» **Given task**
Skip the pictures. Transcribe the rest of the data below without changing a word.

begin Information supplied

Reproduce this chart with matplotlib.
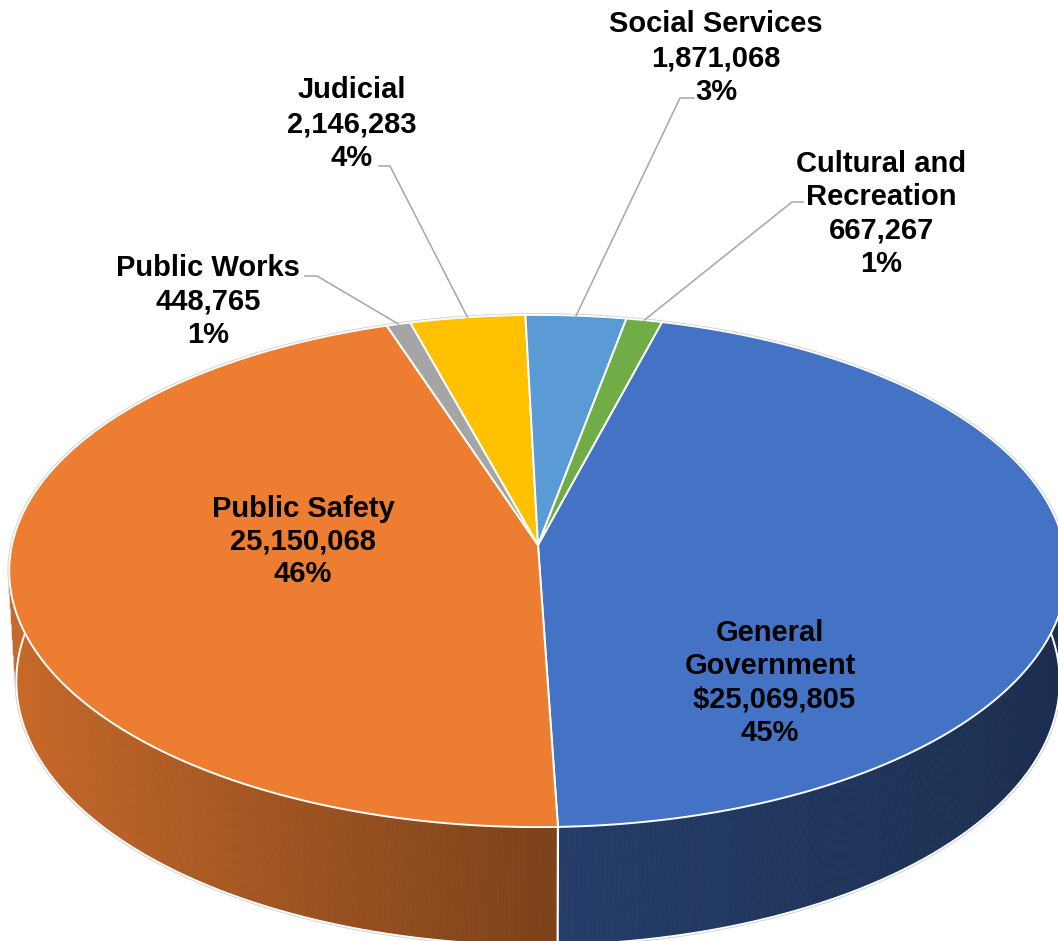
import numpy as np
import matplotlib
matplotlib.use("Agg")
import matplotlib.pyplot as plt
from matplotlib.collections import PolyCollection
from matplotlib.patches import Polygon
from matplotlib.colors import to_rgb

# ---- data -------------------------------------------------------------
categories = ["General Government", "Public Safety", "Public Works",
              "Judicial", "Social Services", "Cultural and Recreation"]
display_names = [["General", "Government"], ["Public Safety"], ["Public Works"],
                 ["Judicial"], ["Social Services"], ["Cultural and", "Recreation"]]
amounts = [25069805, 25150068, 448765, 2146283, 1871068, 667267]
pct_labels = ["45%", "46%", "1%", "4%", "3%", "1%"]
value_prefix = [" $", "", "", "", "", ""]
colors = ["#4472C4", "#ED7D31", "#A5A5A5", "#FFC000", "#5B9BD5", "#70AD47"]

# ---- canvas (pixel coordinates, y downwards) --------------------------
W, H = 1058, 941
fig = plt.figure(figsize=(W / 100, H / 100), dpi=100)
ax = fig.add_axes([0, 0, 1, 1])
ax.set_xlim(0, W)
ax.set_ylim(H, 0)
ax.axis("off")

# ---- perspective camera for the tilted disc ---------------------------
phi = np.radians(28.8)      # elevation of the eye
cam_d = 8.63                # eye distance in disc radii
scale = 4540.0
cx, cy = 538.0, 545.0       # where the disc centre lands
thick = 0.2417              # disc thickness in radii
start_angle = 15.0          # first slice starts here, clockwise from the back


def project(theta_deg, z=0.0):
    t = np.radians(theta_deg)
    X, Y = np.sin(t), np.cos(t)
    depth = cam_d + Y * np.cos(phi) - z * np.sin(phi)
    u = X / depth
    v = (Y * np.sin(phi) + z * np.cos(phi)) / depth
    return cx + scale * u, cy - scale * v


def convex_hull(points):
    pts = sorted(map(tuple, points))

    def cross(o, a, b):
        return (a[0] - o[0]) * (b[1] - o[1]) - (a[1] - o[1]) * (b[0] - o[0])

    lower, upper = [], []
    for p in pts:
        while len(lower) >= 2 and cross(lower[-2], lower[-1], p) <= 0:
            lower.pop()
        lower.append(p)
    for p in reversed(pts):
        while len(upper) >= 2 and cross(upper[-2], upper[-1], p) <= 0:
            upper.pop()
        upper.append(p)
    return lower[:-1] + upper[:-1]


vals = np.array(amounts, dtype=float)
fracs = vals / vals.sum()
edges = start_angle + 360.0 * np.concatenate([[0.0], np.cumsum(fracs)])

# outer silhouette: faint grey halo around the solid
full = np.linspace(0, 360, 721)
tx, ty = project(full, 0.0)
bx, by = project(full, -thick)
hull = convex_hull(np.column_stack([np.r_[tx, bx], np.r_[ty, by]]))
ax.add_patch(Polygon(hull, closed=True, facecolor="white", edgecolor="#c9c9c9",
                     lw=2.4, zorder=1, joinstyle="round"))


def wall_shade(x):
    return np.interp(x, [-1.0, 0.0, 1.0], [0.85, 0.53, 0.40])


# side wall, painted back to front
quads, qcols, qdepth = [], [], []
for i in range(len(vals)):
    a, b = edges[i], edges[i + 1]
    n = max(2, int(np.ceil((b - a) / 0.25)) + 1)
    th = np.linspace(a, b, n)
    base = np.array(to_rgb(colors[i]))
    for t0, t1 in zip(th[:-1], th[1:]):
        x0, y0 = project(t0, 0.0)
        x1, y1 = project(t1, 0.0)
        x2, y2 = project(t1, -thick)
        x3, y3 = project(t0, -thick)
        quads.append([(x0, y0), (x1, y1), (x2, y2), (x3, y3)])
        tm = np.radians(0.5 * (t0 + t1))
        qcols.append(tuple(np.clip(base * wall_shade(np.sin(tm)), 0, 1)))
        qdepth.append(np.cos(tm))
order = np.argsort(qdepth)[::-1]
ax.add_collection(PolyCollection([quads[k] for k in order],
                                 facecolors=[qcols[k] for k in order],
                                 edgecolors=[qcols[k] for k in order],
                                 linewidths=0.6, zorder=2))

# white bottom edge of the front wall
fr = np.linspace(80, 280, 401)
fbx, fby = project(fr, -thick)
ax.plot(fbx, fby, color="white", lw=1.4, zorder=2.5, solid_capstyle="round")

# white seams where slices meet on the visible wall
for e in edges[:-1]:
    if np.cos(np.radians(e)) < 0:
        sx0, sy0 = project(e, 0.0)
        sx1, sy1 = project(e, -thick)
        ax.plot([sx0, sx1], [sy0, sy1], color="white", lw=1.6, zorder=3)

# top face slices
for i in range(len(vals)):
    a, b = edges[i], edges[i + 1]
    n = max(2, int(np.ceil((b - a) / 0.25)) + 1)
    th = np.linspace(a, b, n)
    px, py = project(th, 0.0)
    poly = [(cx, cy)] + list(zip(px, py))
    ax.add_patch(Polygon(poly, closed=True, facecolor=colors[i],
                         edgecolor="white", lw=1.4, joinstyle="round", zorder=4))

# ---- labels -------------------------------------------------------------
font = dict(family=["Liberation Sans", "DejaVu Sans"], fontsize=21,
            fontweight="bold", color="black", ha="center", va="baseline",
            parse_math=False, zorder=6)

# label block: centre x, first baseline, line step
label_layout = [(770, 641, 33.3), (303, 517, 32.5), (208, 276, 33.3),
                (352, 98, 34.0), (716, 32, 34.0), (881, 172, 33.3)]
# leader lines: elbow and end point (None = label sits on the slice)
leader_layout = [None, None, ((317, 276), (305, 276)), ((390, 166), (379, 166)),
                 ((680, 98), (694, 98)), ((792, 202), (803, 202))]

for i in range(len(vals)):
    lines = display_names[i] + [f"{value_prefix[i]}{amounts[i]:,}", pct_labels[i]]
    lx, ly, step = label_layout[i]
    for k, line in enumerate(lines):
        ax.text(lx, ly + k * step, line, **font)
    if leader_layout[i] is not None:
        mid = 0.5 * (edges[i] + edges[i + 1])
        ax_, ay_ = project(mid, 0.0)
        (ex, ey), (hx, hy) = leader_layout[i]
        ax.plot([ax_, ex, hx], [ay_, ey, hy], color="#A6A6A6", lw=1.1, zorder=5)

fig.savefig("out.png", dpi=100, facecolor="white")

end Information supplied

» **Solution to the problem**
Reproduce this chart with matplotlib.
import numpy as np
import matplotlib
matplotlib.use("Agg")
import matplotlib.pyplot as plt
from matplotlib.collections import PolyCollection
from matplotlib.patches import Polygon
from matplotlib.colors import to_rgb

# ---- data -------------------------------------------------------------
categories = ["General Government", "Public Safety", "Public Works",
              "Judicial", "Social Services", "Cultural and Recreation"]
display_names = [["General", "Government"], ["Public Safety"], ["Public Works"],
                 ["Judicial"], ["Social Services"], ["Cultural and", "Recreation"]]
amounts = [25069805, 25150068, 448765, 2146283, 1871068, 667267]
pct_labels = ["45%", "46%", "1%", "4%", "3%", "1%"]
value_prefix = [" $", "", "", "", "", ""]
colors = ["#4472C4", "#ED7D31", "#A5A5A5", "#FFC000", "#5B9BD5", "#70AD47"]

# ---- canvas (pixel coordinates, y downwards) --------------------------
W, H = 1058, 941
fig = plt.figure(figsize=(W / 100, H / 100), dpi=100)
ax = fig.add_axes([0, 0, 1, 1])
ax.set_xlim(0, W)
ax.set_ylim(H, 0)
ax.axis("off")

# ---- perspective camera for the tilted disc ---------------------------
phi = np.radians(28.8)      # elevation of the eye
cam_d = 8.63                # eye distance in disc radii
scale = 4540.0
cx, cy = 538.0, 545.0       # where the disc centre lands
thick = 0.2417              # disc thickness in radii
start_angle = 15.0          # first slice starts here, clockwise from the back


def project(theta_deg, z=0.0):
    t = np.radians(theta_deg)
    X, Y = np.sin(t), np.cos(t)
    depth = cam_d + Y * np.cos(phi) - z * np.sin(phi)
    u = X / depth
    v = (Y * np.sin(phi) + z * np.cos(phi)) / depth
    return cx + scale * u, cy - scale * v


def convex_hull(points):
    pts = sorted(map(tuple, points))

    def cross(o, a, b):
        return (a[0] - o[0]) * (b[1] - o[1]) - (a[1] - o[1]) * (b[0] - o[0])

    lower, upper = [], []
    for p in pts:
        while len(lower) >= 2 and cross(lower[-2], lower[-1], p) <= 0:
            lower.pop()
        lower.append(p)
    for p in reversed(pts):
        while len(upper) >= 2 and cross(upper[-2], upper[-1], p) <= 0:
            upper.pop()
        upper.append(p)
    return lower[:-1] + upper[:-1]


vals = np.array(amounts, dtype=float)
fracs = vals / vals.sum()
edges = start_angle + 360.0 * np.concatenate([[0.0], np.cumsum(fracs)])

# outer silhouette: faint grey halo around the solid
full = np.linspace(0, 360, 721)
tx, ty = project(full, 0.0)
bx, by = project(full, -thick)
hull = convex_hull(np.column_stack([np.r_[tx, bx], np.r_[ty, by]]))
ax.add_patch(Polygon(hull, closed=True, facecolor="white", edgecolor="#c9c9c9",
                     lw=2.4, zorder=1, joinstyle="round"))


def wall_shade(x):
    return np.interp(x, [-1.0, 0.0, 1.0], [0.85, 0.53, 0.40])


# side wall, painted back to front
quads, qcols, qdepth = [], [], []
for i in range(len(vals)):
    a, b = edges[i], edges[i + 1]
    n = max(2, int(np.ceil((b - a) / 0.25)) + 1)
    th = np.linspace(a, b, n)
    base = np.array(to_rgb(colors[i]))
    for t0, t1 in zip(th[:-1], th[1:]):
        x0, y0 = project(t0, 0.0)
        x1, y1 = project(t1, 0.0)
        x2, y2 = project(t1, -thick)
        x3, y3 = project(t0, -thick)
        quads.append([(x0, y0), (x1, y1), (x2, y2), (x3, y3)])
        tm = np.radians(0.5 * (t0 + t1))
        qcols.append(tuple(np.clip(base * wall_shade(np.sin(tm)), 0, 1)))
        qdepth.append(np.cos(tm))
order = np.argsort(qdepth)[::-1]
ax.add_collection(PolyCollection([quads[k] for k in order],
                                 facecolors=[qcols[k] for k in order],
                                 edgecolors=[qcols[k] for k in order],
                                 linewidths=0.6, zorder=2))

# white bottom edge of the front wall
fr = np.linspace(80, 280, 401)
fbx, fby = project(fr, -thick)
ax.plot(fbx, fby, color="white", lw=1.4, zorder=2.5, solid_capstyle="round")

# white seams where slices meet on the visible wall
for e in edges[:-1]:
    if np.cos(np.radians(e)) < 0:
        sx0, sy0 = project(e, 0.0)
        sx1, sy1 = project(e, -thick)
        ax.plot([sx0, sx1], [sy0, sy1], color="white", lw=1.6, zorder=3)

# top face slices
for i in range(len(vals)):
    a, b = edges[i], edges[i + 1]
    n = max(2, int(np.ceil((b - a) / 0.25)) + 1)
    th = np.linspace(a, b, n)
    px, py = project(th, 0.0)
    poly = [(cx, cy)] + list(zip(px, py))
    ax.add_patch(Polygon(poly, closed=True, facecolor=colors[i],
                         edgecolor="white", lw=1.4, joinstyle="round", zorder=4))

# ---- labels -------------------------------------------------------------
font = dict(family=["Liberation Sans", "DejaVu Sans"], fontsize=21,
            fontweight="bold", color="black", ha="center", va="baseline",
            parse_math=False, zorder=6)

# label block: centre x, first baseline, line step
label_layout = [(770, 641, 33.3), (303, 517, 32.5), (208, 276, 33.3),
                (352, 98, 34.0), (716, 32, 34.0), (881, 172, 33.3)]
# leader lines: elbow and end point (None = label sits on the slice)
leader_layout = [None, None, ((317, 276), (305, 276)), ((390, 166), (379, 166)),
                 ((680, 98), (694, 98)), ((792, 202), (803, 202))]

for i in range(len(vals)):
    lines = display_names[i] + [f"{value_prefix[i]}{amounts[i]:,}", pct_labels[i]]
    lx, ly, step = label_layout[i]
    for k, line in enumerate(lines):
        ax.text(lx, ly + k * step, line, **font)
    if leader_layout[i] is not None:
        mid = 0.5 * (edges[i] + edges[i + 1])
        ax_, ay_ = project(mid, 0.0)
        (ex, ey), (hx, hy) = leader_layout[i]
        ax.plot([ax_, ex, hx], [ay_, ey, hy], color="#A6A6A6", lw=1.1, zorder=5)

fig.savefig("out.png", dpi=100, facecolor="white")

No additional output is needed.